Business life doesn’t always lend itself to novel ways of questioning, but doing so is vital.
A young Motorola engineer called Martin Cooper was asked, back in the early 1970s, to develop the firm’s car radiotelephone. But before setting to work, he took a step back and asked this question: “Why is it that when we want to call and talk to a person, we have to call a place?” In 1973, Cooper made the first mobile phone prototype. It acquired the affectionate monicker “the brick”, but it changed the way we live. By asking a question that took him slightly off track, he hit upon something much better.
It can be difficult to take a step back. Doing so often means concentrating on the questions, not just the answers. But getting it right can make or break individual performance, or the success of a business. Here are three simple tips to improve your questions.
There are endless suggestions available on the kinds of questioning that’ll put you on the path to success. One well-known example comes from management guru Peter Drucker. In his (very short) book The Five Most Important Questions You Will Ever Ask About Your Organisation, he runs through five key questions that will help you and your business to focus.

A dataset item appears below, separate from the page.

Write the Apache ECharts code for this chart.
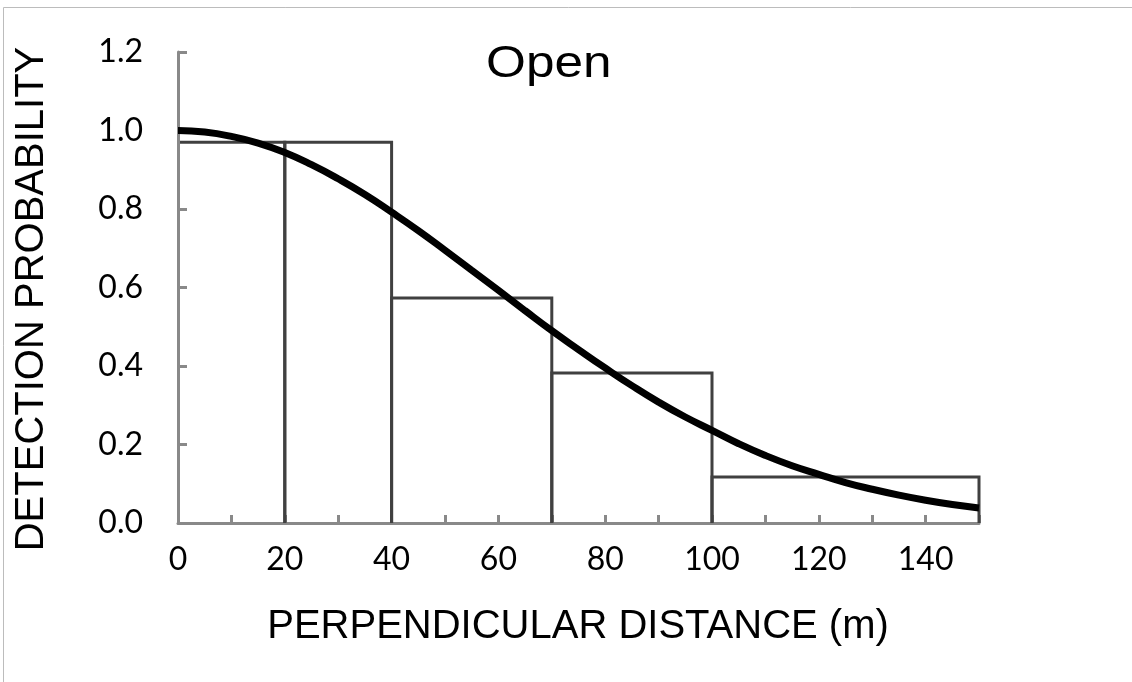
<!DOCTYPE html>
<html>
<head>
<meta charset="utf-8">
<script src="https://cdn.jsdelivr.net/npm/echarts@6/dist/echarts.min.js"></script>
<style>
html,body{margin:0;padding:0;background:#fff;}
#chart{width:1132px;height:682px;}
</style>
</head>
<body>
<div id="chart"></div>
<script>
// Fitted detection curve
const xDist = [0,5,10,15,20,25,30,35,40,45,50,55,60,65,70,75,80,85,90,95,100,105,110,115,120,125,130,135,140,145,150];
const detProb = [1.000,0.996,0.985,0.968,0.944,0.913,0.877,0.837,0.792,0.745,0.695,0.644,0.593,0.541,0.490,0.442,0.395,0.350,0.308,0.270,0.236,0.202,0.172,0.146,0.124,0.103,0.086,0.071,0.058,0.047,0.038];
// Histogram bins
const binStart = [0,20,40,70,100];
const binEnd = [20,40,70,100,150];
const binHeight = [0.97,0.97,0.573,0.382,0.117];
// Texts
const titleText = 'Open';
const xName = 'PERPENDICULAR DISTANCE (m)';
const yName = 'DETECTION PROBABILITY';

const chart = echarts.init(document.getElementById('chart'));
const bins = binStart.map((s,i)=>[s, binEnd[i], binHeight[i]]);
const curve = xDist.map((x,i)=>[x, detProb[i]]);
const axisGray = '#898989';

chart.setOption({
  animation:false,
  backgroundColor:'#ffffff',
  grid:{left:178, right:153, top:52, bottom:159},
  xAxis:{
    type:'value', min:0, max:150, interval:10,
    axisLine:{show:true, lineStyle:{color:axisGray, width:3}},
    axisTick:{show:true, inside:true, length:8, lineStyle:{color:axisGray, width:3}},
    splitLine:{show:false},
    axisLabel:{color:'#000', fontFamily:'Lato', fontSize:32, margin:21,
      formatter:v => (v % 20 === 0 ? String(v) : '')}
  },
  yAxis:{
    type:'value', min:0, max:1.2, interval:0.2, z:5,
    axisLine:{show:true, lineStyle:{color:axisGray, width:3}},
    axisTick:{show:true, inside:true, length:9, lineStyle:{color:axisGray, width:3}},
    splitLine:{show:false},
    axisLabel:{color:'#000', fontFamily:'Lato', fontSize:32, margin:35,
      formatter:v => v.toFixed(1)}
  },
  graphic:[
    {type:'rect', silent:true, z:-1, shape:{x:3.5, y:7.5, width:1200, height:1000},
      style:{fill:'none', stroke:'#bcbcbc', lineWidth:1}},
    {type:'text', x:486, y:42, scaleX:1.14, style:{text:titleText, fontFamily:'Liberation Sans', fontSize:45,
      fill:'#000', textVerticalAlign:'top'}},
    {type:'text', x:578, y:627, style:{text:xName, fontFamily:'Liberation Sans', fontSize:40,
      fill:'#000', textAlign:'center', textVerticalAlign:'middle'}},
    {type:'text', x:32, y:299, rotation:Math.PI/2, style:{text:yName, fontFamily:'Liberation Sans', fontSize:40,
      fill:'#000', textAlign:'center', textVerticalAlign:'middle'}}
  ],
  series:[
    {
      type:'custom', z:3,
      data:bins,
      encode:{x:[0,1], y:2},
      renderItem:function(params, api){
        const s = api.value(0), e = api.value(1), h = api.value(2);
        const p0 = api.coord([s,0]), p1 = api.coord([s,h]), p2 = api.coord([e,h]), p3 = api.coord([e,0]);
        const pts = s === 0 ? [p1,p2,p3] : [p0,p1,p2,p3];
        return {type:'polyline', shape:{points:pts},
          style:{stroke:'#404040', lineWidth:3, fill:'none'}};
      }
    },
    {
      type:'line', z:6, data:curve, smooth:true, symbol:'none',
      lineStyle:{color:'#000', width:7}
    }
  ]
});
</script>
</body>
</html>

Here’s what you need to ask: One, what is your mission? Two, who is your customer? Three, what does your customer value? Four, what are your results? And five, what is your plan? Drucker’s list is designed to help you hold a mirror up to your organisation.
Once you’ve begun answering them, it’s clear they force you into a narrative – reminding you where you started (vision, customer) and where you’ve got to (results, plan). Asking the first four will help you with number five. As Drucker says, “A plan is a concise summation of the organisation’s purpose and future direction. [It] encompasses mission, vision, goals, objectives, action steps, a budget and appraisal.”
But trying to pin down an answer by narrowing your outlook isn’t always the most effective way of moving forward. In his book Outliers: The Story of Success, popular author and speaker Malcolm Gladwell poses the so-called “divergence test”.
Rather than trying to pinpoint a solution, the method encourages you to expand the field of enquiry, relying on creativity as a means to innovation. You’re advised to expand a proposition – say, “we want to attract a higher calibre of client” – by breaking it down to its constituent parts.
To achieve this, allow yourself to list anything that comes to mind for each word or phrase within your proposition. This is divergent, rather than convergent thinking, according to Gladwell. Encouraging iterative questioning will allow you to hit upon a stance you wouldn’t (perhaps even couldn’t) have otherwise reached.
Of course, many find the act of asking questions the hardest part. Whether it’s in a business setting or as an individual, being the one to question means you stand out – it reveals your thinking or, as fear dictates, the lack thereof. Richard Branson, writing for Entrepreneur, has a heart-warming take on this. Recalling a talk he gave 20 years ago, he said, “there was a man in the audience who kept asking me excellent questions; he must have asked at least half the questions that came up that day, and he listened intently to my answers.” Branson took his name, recognising a streak of brilliance. The man, Stelios Haji-Ioannou, later became the founder of EasyJet. You can never ask too many questions – though Branson quipped that he may have given too many answers in that instance.
Being comfortable with asking brings opportunity. As Branson points out, asking questions is how you build connections and expand your network. It’s worth remembering that most people relish talking about themselves, so being the listener – and questioner – enhances your knowledge – and power – base.